WRITTEN INSTRUCTION. Omit all pictures. Copy the rest of the material exactly.

|---|

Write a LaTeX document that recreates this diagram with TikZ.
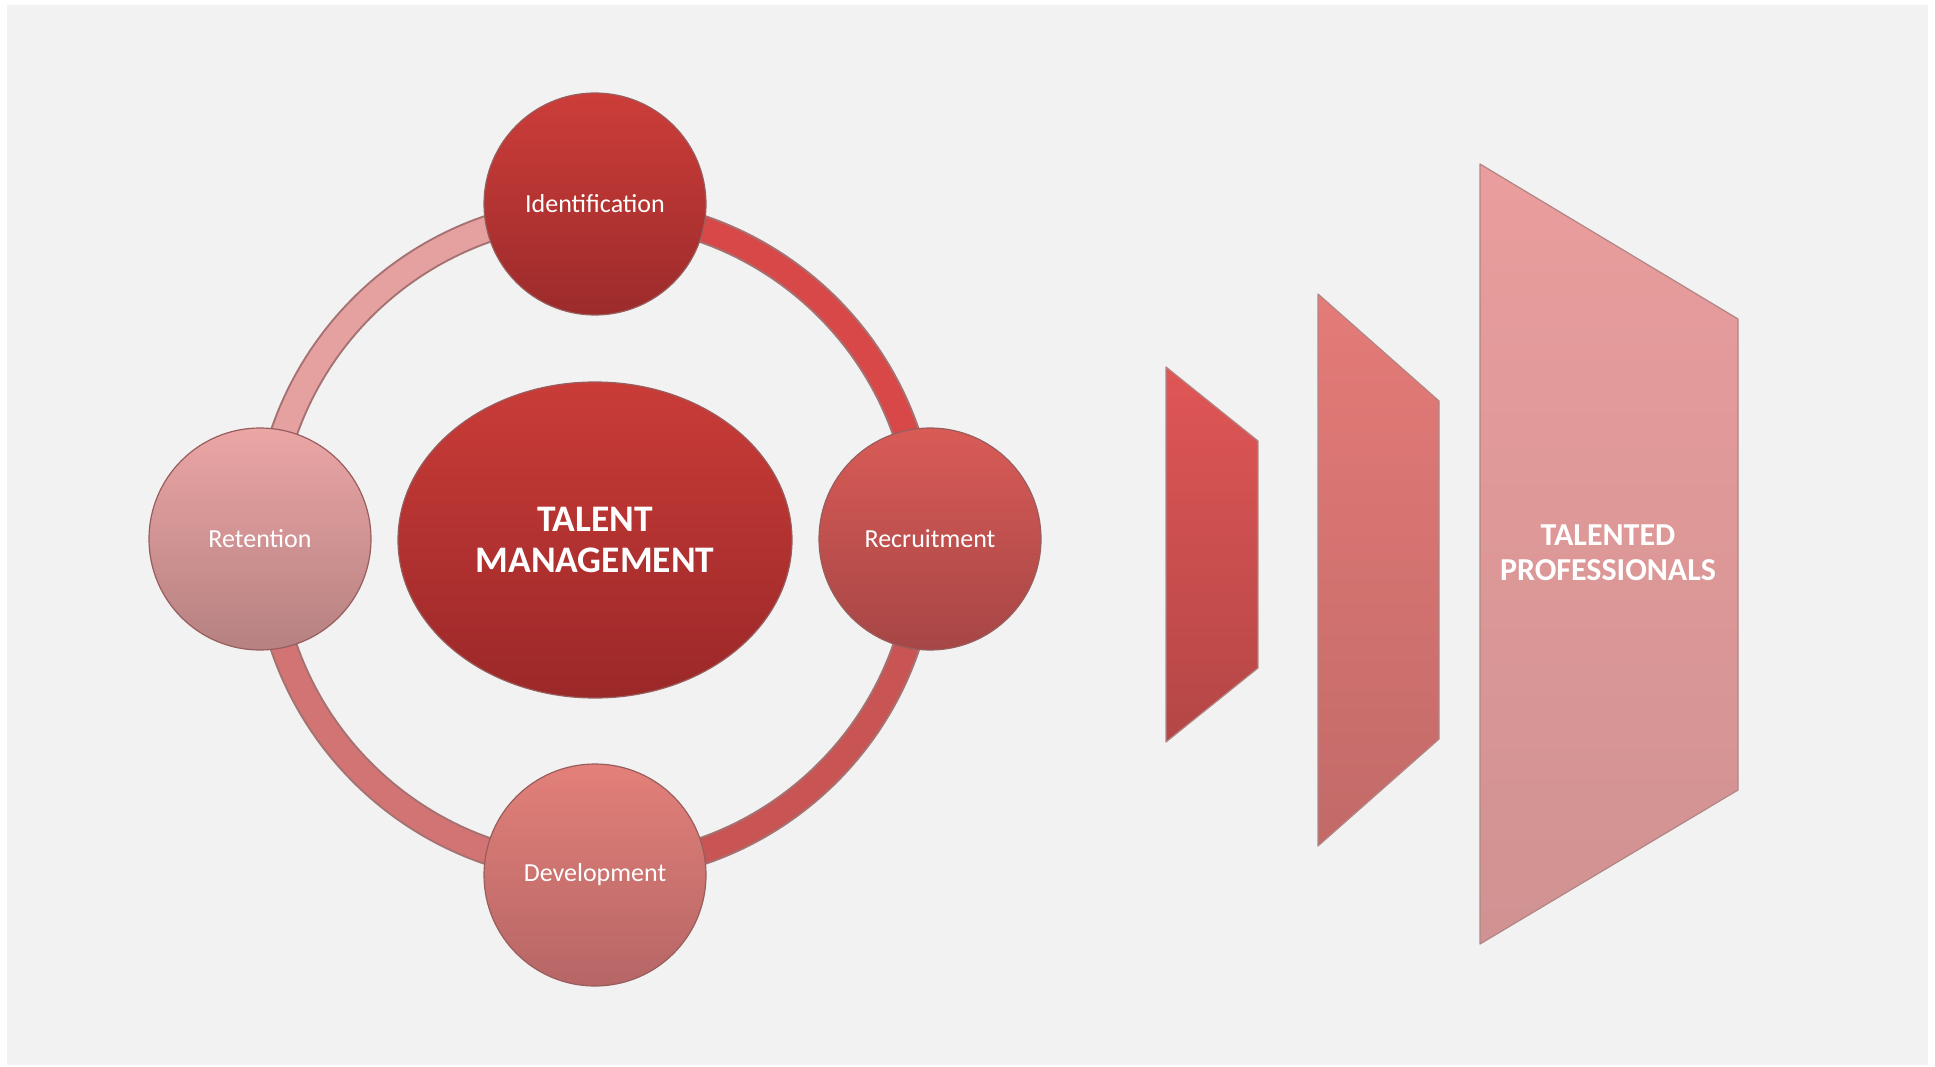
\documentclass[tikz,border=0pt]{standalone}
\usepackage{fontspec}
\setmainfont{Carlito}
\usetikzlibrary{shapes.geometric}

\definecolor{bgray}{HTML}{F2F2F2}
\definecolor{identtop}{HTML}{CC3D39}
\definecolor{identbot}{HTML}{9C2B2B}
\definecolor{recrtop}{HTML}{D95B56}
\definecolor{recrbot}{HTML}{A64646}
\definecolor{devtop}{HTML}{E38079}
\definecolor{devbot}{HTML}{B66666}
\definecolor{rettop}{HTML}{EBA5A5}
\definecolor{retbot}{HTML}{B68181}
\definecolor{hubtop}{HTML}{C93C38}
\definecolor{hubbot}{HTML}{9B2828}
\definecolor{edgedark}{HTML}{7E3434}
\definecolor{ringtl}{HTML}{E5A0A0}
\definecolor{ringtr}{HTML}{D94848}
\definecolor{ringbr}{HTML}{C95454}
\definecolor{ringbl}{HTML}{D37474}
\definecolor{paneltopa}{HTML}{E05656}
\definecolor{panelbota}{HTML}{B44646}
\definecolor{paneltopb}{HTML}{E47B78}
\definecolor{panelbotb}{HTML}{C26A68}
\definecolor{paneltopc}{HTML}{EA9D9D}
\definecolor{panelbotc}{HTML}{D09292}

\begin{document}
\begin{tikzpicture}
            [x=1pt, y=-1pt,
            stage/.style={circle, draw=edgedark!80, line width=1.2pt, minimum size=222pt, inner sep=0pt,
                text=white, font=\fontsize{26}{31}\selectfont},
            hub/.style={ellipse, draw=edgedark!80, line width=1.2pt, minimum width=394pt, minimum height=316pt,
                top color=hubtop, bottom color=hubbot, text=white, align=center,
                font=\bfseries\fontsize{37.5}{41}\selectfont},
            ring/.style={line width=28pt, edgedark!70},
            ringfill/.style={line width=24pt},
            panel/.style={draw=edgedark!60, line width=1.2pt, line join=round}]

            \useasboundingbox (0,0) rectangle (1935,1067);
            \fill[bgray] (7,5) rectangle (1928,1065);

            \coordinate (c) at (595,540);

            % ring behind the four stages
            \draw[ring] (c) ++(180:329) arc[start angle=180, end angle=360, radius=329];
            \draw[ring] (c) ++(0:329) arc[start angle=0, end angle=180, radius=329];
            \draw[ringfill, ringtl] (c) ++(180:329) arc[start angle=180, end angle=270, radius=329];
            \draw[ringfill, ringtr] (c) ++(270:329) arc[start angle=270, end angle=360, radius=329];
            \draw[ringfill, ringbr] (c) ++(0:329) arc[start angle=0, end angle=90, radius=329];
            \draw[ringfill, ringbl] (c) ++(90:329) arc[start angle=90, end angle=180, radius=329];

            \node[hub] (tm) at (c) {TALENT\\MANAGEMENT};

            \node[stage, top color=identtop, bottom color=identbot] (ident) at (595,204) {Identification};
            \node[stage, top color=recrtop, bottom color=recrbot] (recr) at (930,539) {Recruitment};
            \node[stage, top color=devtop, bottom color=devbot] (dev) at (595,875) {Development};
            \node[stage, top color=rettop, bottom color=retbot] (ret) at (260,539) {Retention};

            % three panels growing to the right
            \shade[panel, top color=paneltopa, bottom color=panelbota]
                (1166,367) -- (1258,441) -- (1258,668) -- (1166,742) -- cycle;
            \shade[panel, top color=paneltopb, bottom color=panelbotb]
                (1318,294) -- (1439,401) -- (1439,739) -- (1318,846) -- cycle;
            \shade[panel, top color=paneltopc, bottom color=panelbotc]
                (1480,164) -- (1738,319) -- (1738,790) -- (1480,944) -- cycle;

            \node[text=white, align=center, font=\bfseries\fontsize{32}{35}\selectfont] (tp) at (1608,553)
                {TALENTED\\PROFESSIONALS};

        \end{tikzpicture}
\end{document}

|---|

CORRECT ANSWER.
Write a LaTeX document that recreates this diagram with TikZ.
\documentclass[tikz,border=0pt]{standalone}
\usepackage{fontspec}
\setmainfont{Carlito}
\usetikzlibrary{shapes.geometric}

\definecolor{bgray}{HTML}{F2F2F2}
\definecolor{identtop}{HTML}{CC3D39}
\definecolor{identbot}{HTML}{9C2B2B}
\definecolor{recrtop}{HTML}{D95B56}
\definecolor{recrbot}{HTML}{A64646}
\definecolor{devtop}{HTML}{E38079}
\definecolor{devbot}{HTML}{B66666}
\definecolor{rettop}{HTML}{EBA5A5}
\definecolor{retbot}{HTML}{B68181}
\definecolor{hubtop}{HTML}{C93C38}
\definecolor{hubbot}{HTML}{9B2828}
\definecolor{edgedark}{HTML}{7E3434}
\definecolor{ringtl}{HTML}{E5A0A0}
\definecolor{ringtr}{HTML}{D94848}
\definecolor{ringbr}{HTML}{C95454}
\definecolor{ringbl}{HTML}{D37474}
\definecolor{paneltopa}{HTML}{E05656}
\definecolor{panelbota}{HTML}{B44646}
\definecolor{paneltopb}{HTML}{E47B78}
\definecolor{panelbotb}{HTML}{C26A68}
\definecolor{paneltopc}{HTML}{EA9D9D}
\definecolor{panelbotc}{HTML}{D09292}

\begin{document}
\begin{tikzpicture}
            [x=1pt, y=-1pt,
            stage/.style={circle, draw=edgedark!80, line width=1.2pt, minimum size=222pt, inner sep=0pt,
                text=white, font=\fontsize{26}{31}\selectfont},
            hub/.style={ellipse, draw=edgedark!80, line width=1.2pt, minimum width=394pt, minimum height=316pt,
                top color=hubtop, bottom color=hubbot, text=white, align=center,
                font=\bfseries\fontsize{37.5}{41}\selectfont},
            ring/.style={line width=28pt, edgedark!70},
            ringfill/.style={line width=24pt},
            panel/.style={draw=edgedark!60, line width=1.2pt, line join=round}]

            \useasboundingbox (0,0) rectangle (1935,1067);
            \fill[bgray] (7,5) rectangle (1928,1065);

            \coordinate (c) at (595,540);

            % ring behind the four stages
            \draw[ring] (c) ++(180:329) arc[start angle=180, end angle=360, radius=329];
            \draw[ring] (c) ++(0:329) arc[start angle=0, end angle=180, radius=329];
            \draw[ringfill, ringtl] (c) ++(180:329) arc[start angle=180, end angle=270, radius=329];
            \draw[ringfill, ringtr] (c) ++(270:329) arc[start angle=270, end angle=360, radius=329];
            \draw[ringfill, ringbr] (c) ++(0:329) arc[start angle=0, end angle=90, radius=329];
            \draw[ringfill, ringbl] (c) ++(90:329) arc[start angle=90, end angle=180, radius=329];

            \node[hub] (tm) at (c) {TALENT\\MANAGEMENT};

            \node[stage, top color=identtop, bottom color=identbot] (ident) at (595,204) {Identification};
            \node[stage, top color=recrtop, bottom color=recrbot] (recr) at (930,539) {Recruitment};
            \node[stage, top color=devtop, bottom color=devbot] (dev) at (595,875) {Development};
            \node[stage, top color=rettop, bottom color=retbot] (ret) at (260,539) {Retention};

            % three panels growing to the right
            \shade[panel, top color=paneltopa, bottom color=panelbota]
                (1166,367) -- (1258,441) -- (1258,668) -- (1166,742) -- cycle;
            \shade[panel, top color=paneltopb, bottom color=panelbotb]
                (1318,294) -- (1439,401) -- (1439,739) -- (1318,846) -- cycle;
            \shade[panel, top color=paneltopc, bottom color=panelbotc]
                (1480,164) -- (1738,319) -- (1738,790) -- (1480,944) -- cycle;

            \node[text=white, align=center, font=\bfseries\fontsize{32}{35}\selectfont] (tp) at (1608,553)
                {TALENTED\\PROFESSIONALS};

        \end{tikzpicture}
\end{document}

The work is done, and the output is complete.